Updated

A timeline of key events in Iraq as the Islamic State extremist group, formerly known as the Islamic State of Iraq and the Levant, started to grab land in the Sunni heartland of western and northern Iraq.

April 30 — Iraq holds its third national elections since the U.S.-led invasion that toppled Saddam Hussein. The parliamentary elections are also the first such poll since the 2011 U.S. army withdrawal. No balloting was held in parts of Sunni-dominated Anbar province where security forces were fighting militants.

June 6 — A suicide bomber targets a group of pro-government, anti-militant Sunni militiamen, killing eight people including the prominent local leader Mohammed Khamis Abu Risha, the nephew of the influential tribal leader Ahmed Abu Risha. His brother had led the formation of the Sahwa — an anti-al-Qaida militia allied with U.S. forces — until his assassination in 2007. The Sahwa, also known as the Sons of Iraq, later disbanded.

June 10 — The al-Qaida breakaway group, the Islamic State of Iraq and the Levant, takes over Iraq's second-largest city of Mosul, followed by Saddam Hussein's hometown of Tikrit and smaller communities in the Sunni heartland as government forces melt away.

June 23 — Iraq-based powerful Shiite spiritual leader, Grand Ayatollah Ali al-Sistani, calls on Iraqis to join the security forces to fight Sunni extremist fighters.

June 29 — The group declares the establishment of an Islamic state, or caliphate, in territories it controls in Iraq and Syria and demands allegiance from Muslims worldwide. It declares the group's chief, Abu Bakr al-Baghdadi, as the leader of the new caliphate. The group renames itself the Islamic State.

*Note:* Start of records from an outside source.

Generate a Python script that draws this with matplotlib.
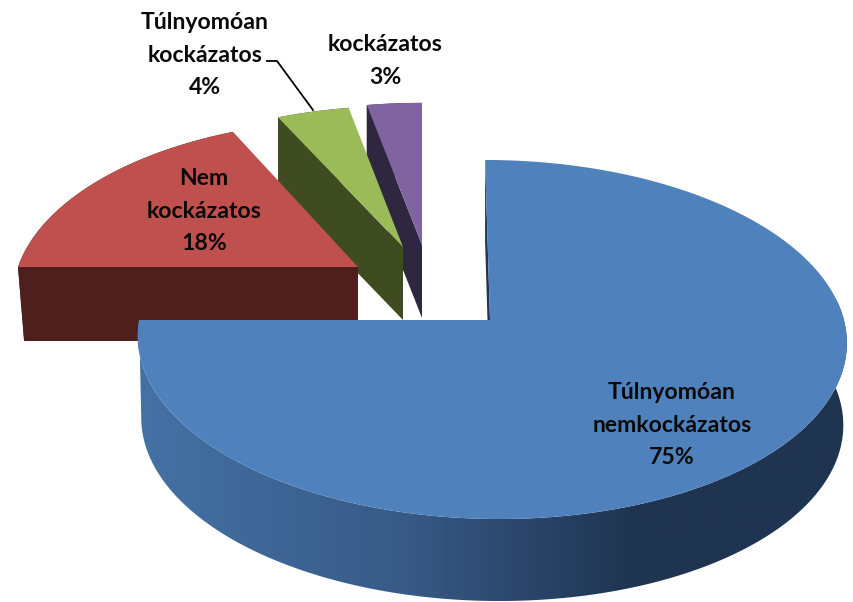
import numpy as np
import matplotlib
matplotlib.use('Agg')
import matplotlib.pyplot as plt
from matplotlib.patches import Polygon
from matplotlib.colors import LinearSegmentedColormap

labels = ['Túlnyomóan\nnemkockázatos', 'Nem\nkockázatos', 'Túlnyomóan\nkockázatos', 'kockázatos']
values = [75, 18, 4, 3]

top_colors = ['#4F81BD', '#C0504D', '#9BBB59', '#8064A2']
side_colors = ['#1F3552', '#4D1F1D', '#3F4B20', '#2F2640']

# apex, radii and perspective of each slice
apex_x = [490, 358, 403, 422]
apex_y = [320, 267, 247, 245]
center_dx = [1.5, 0, 0, 0]
radius = [352.4, 340, 340, 345]
radius_y = [177.4, 173, 166, 167]
persp = [0.1086, 0.175, 0.175, 0.175]
lean = [0.04, 0, 0, 0]
# wall height and narrowing at the bottom
wall = [82, 74, 73, 73]
shrink = [0.01, 0.018, 0, 0]

label_x = [672, 204, 205, 385]
label_y = [425, 211, 55, 61]


def rim(i, theta, bottom=False):
    # one point of slice i at angle theta (clockwise from 12 o'clock)
    f = 1 / (1 + persp[i] * np.cos(theta))
    dy = radius_y[i] * np.cos(theta) * f
    cx = apex_x[i] + center_dx[i]
    x = cx + radius[i] * np.sin(theta) * f - lean[i] * dy
    y = apex_y[i] - dy
    if bottom:
        x = cx + radius[i] * np.sin(theta) * f * (1 - shrink[i]) - lean[i] * dy
        y = y + wall[i]
    return x, y


fig = plt.figure(figsize=(8.54, 6.02), dpi=100)
ax = fig.add_axes([0, 0, 1, 1])
ax.set_xlim(0, 854)
ax.set_ylim(602, 0)
ax.axis('off')

edges = np.cumsum([0] + values) / sum(values) * 2 * np.pi

# back slices first, the big blue one goes on top
for i in [3, 2, 1, 0]:
    t = np.linspace(edges[i], edges[i + 1], 300)
    xt, yt = rim(i, t)
    xb, yb = rim(i, t, True)
    z = i * -3 + 10

    # the cut face at the start angle
    x0, y0 = rim(i, edges[i])
    x1, y1 = rim(i, edges[i], True)
    cut = [(apex_x[i], apex_y[i]), (x0, y0), (x1, y1), (apex_x[i], apex_y[i] + wall[i])]
    ax.add_patch(Polygon(cut, closed=True, fc=side_colors[i], ec='none', zorder=z))

    # outer wall
    if i == 0:
        # stop the bottom rim at its widest point so the left outline stays smooth
        keep = t <= 2 * np.pi - np.arccos(-persp[0])
        outer = np.column_stack([np.r_[xt, xb[keep][::-1]], np.r_[yt, yb[keep][::-1]]])
        cmap = LinearSegmentedColormap.from_list('wall', [(0, '#4572A6'), (0.37, '#385B87'),
                                                          (0.70, '#1F3450'), (1, '#1F3450')])
        grad = np.linspace(0, 1, 256).reshape(1, -1)
        im = ax.imshow(grad, cmap=cmap, extent=[130, 854, 602, 300], aspect='auto', zorder=z + 1)
        im.set_clip_path(Polygon(outer, closed=True, transform=ax.transData))
    else:
        outer = np.column_stack([np.r_[xt, xb[::-1]], np.r_[yt, yb[::-1]]])
        ax.add_patch(Polygon(outer, closed=True, fc=side_colors[i], ec='none', zorder=z + 1))

    face = np.column_stack([np.r_[apex_x[i], xt], np.r_[apex_y[i], yt]])
    ax.add_patch(Polygon(face, closed=True, fc=top_colors[i], ec='none', zorder=z + 2))

ax.set_xlim(0, 854)
ax.set_ylim(602, 0)

for i in range(4):
    ax.text(label_x[i], label_y[i], labels[i] + '\n' + str(values[i]) + '%', ha='center', va='center',
            family='Lato', fontweight='bold', fontsize=16.6, linespacing=1.65, color='#0a0a0a', zorder=20)

# leader line of the 4% label
ax.plot([267, 277, 313], [61, 61, 110], color='black', lw=1.3, zorder=15)

fig.savefig('out.png', dpi=100)
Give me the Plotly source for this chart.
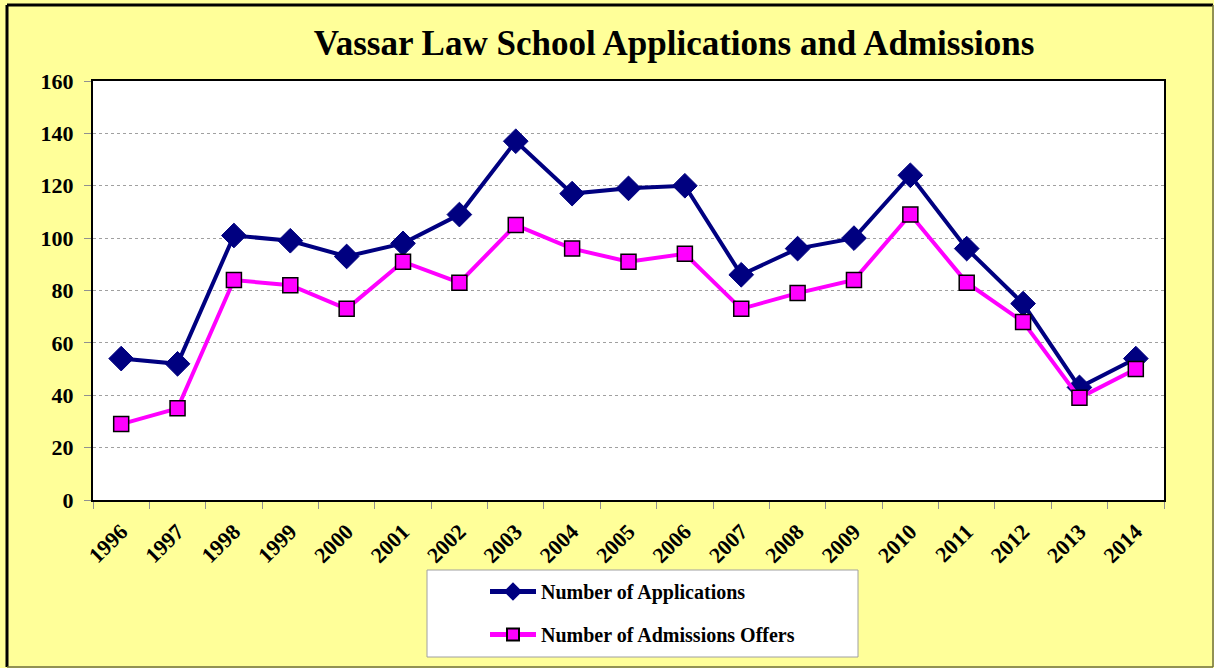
import plotly.graph_objects as go

years = [str(y) for y in range(1996, 2015)]
applications = [54, 52, 101, 99, 93, 98, 109, 137, 117, 119, 120, 86, 96, 100, 124, 96, 75, 43, 54]
admissions = [29, 35, 84, 82, 73, 91, 83, 105, 96, 91, 94, 73, 79, 84, 109, 83, 68, 39, 50]
y_ticks = [0, 20, 40, 60, 80, 100, 120, 140, 160]

W, H = 1214, 668
L, R, T, B = 93, 1164, 81, 500
pw, ph = R - L, B - T

def px(x):
    return (x - L) / pw

def py(y):
    return (B - y) / ph

FONT = "Liberation Serif, Times New Roman, serif"

fig = go.Figure()
fig.add_trace(go.Scatter(
    x=years, y=applications, name="<b>Number of Applications</b>", mode="lines+markers",
    line=dict(color="#000080", width=4),
    marker=dict(symbol="diamond", size=19, color="#000080", line=dict(color="#000080", width=1)),
    legendgroup="a",
))
fig.add_trace(go.Scatter(
    x=years, y=admissions, name="<b>Number of Admissions Offers</b>", mode="lines+markers",
    line=dict(color="#FF00FF", width=4),
    marker=dict(symbol="square", size=15, color="#FF00FF", line=dict(color="#000000", width=1.5)),
    legendgroup="b",
))

frame = []
for (xa, ya, xb, yb, col, wd) in [
    (7, 5, 7, 667, "#000000", 3),
    (7, 5, 1213, 5, "#000000", 3),
    (1213, 5, 1213, 667, "#6E6E3C", 1.5),
    (7, 667, 1213, 667, "#6E6E3C", 1.5),
]:
    frame.append(dict(type="line", xref="paper", yref="paper",
                      x0=px(xa), x1=px(xb), y0=py(ya), y1=py(yb),
                      line=dict(color=col, width=wd), layer="above"))

fig.update_layout(
    width=W, height=H,
    margin=dict(l=L, r=W - R, t=T, b=H - B),
    paper_bgcolor="#FFFF99",
    plot_bgcolor="#FFFFFF",
    font=dict(family=FONT, color="#000000"),
    title=dict(text="<b>Vassar Law School Applications and Admissions</b>",
               x=674 / W, xanchor="center", y=1 - 43 / H, yanchor="middle",
               font=dict(size=35, family=FONT, color="#000000")),
    showlegend=True,
    legend=dict(x=px(485), xanchor="left", y=py(572), yanchor="top",
                bgcolor="rgba(0,0,0,0)", borderwidth=0,
                font=dict(size=20, family=FONT, color="#000000"),
                tracegroupgap=14, itemwidth=46, itemsizing="constant"),
    shapes=[
        dict(type="rect", xref="paper", yref="paper",
             x0=px(427), x1=px(858), y0=py(657), y1=py(570),
             fillcolor="#FFFFFF", line=dict(color="#A0A0A0", width=1), layer="above"),
    ] + frame,
)

fig.update_xaxes(
    type="category", range=[-0.5, len(years) - 0.5],
    tickson="boundaries", ticks="outside", ticklen=7, tickcolor="#909090",
    tickangle=-45, tickfont=dict(size=22, family=FONT), showgrid=False,
    ticklabelstandoff=8,
    showline=True, linecolor="#000000", linewidth=2, mirror=True,
    tickprefix="<b>", ticksuffix="</b>",
)
fig.update_yaxes(
    range=[0, 160], tickvals=y_ticks, ticktext=[f"<b>{v}</b>" for v in y_ticks],
    ticks="outside", ticklen=7, tickcolor="#909090", tickfont=dict(size=22, family=FONT),
    ticklabelstandoff=6,
    showgrid=True, gridcolor="#A0A0A0", griddash="dot", gridwidth=1,
    showline=True, linecolor="#000000", linewidth=2, mirror=True, zeroline=False,
)

fig.write_html("out.html", config={"displayModeBar": False},
               post_script="document.body.style.margin='0';")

July 1 — The United Nations announces June the deadliest month in Iraq since at least April 2005 with more than 2,400 Iraqis killed.

July 5 — A man purporting to be Abu Bakr al-Baghdadi makes his first public appearance, delivering a sermon at a mosque in Mosul.

Aug. 7 — The Islamic State militant seize the strategic Mosul Dam, pushing Kurdish peshmerga forces from a number of towns and forcing hundreds of thousands of minority Yazidis to flee.

Aug. 8 — The U.S. begins targeting fighters from the Islamic State with airstrikes.

Aug. 18 — Boosted by U.S. airstrikes, Iraqi and Kurdish forces say they wrest back control of the Mosul Dam as fighting was reported to be underway for the rest of the strategic complex. The Islamic State group denied the claim, insisting it was still in control of the facility.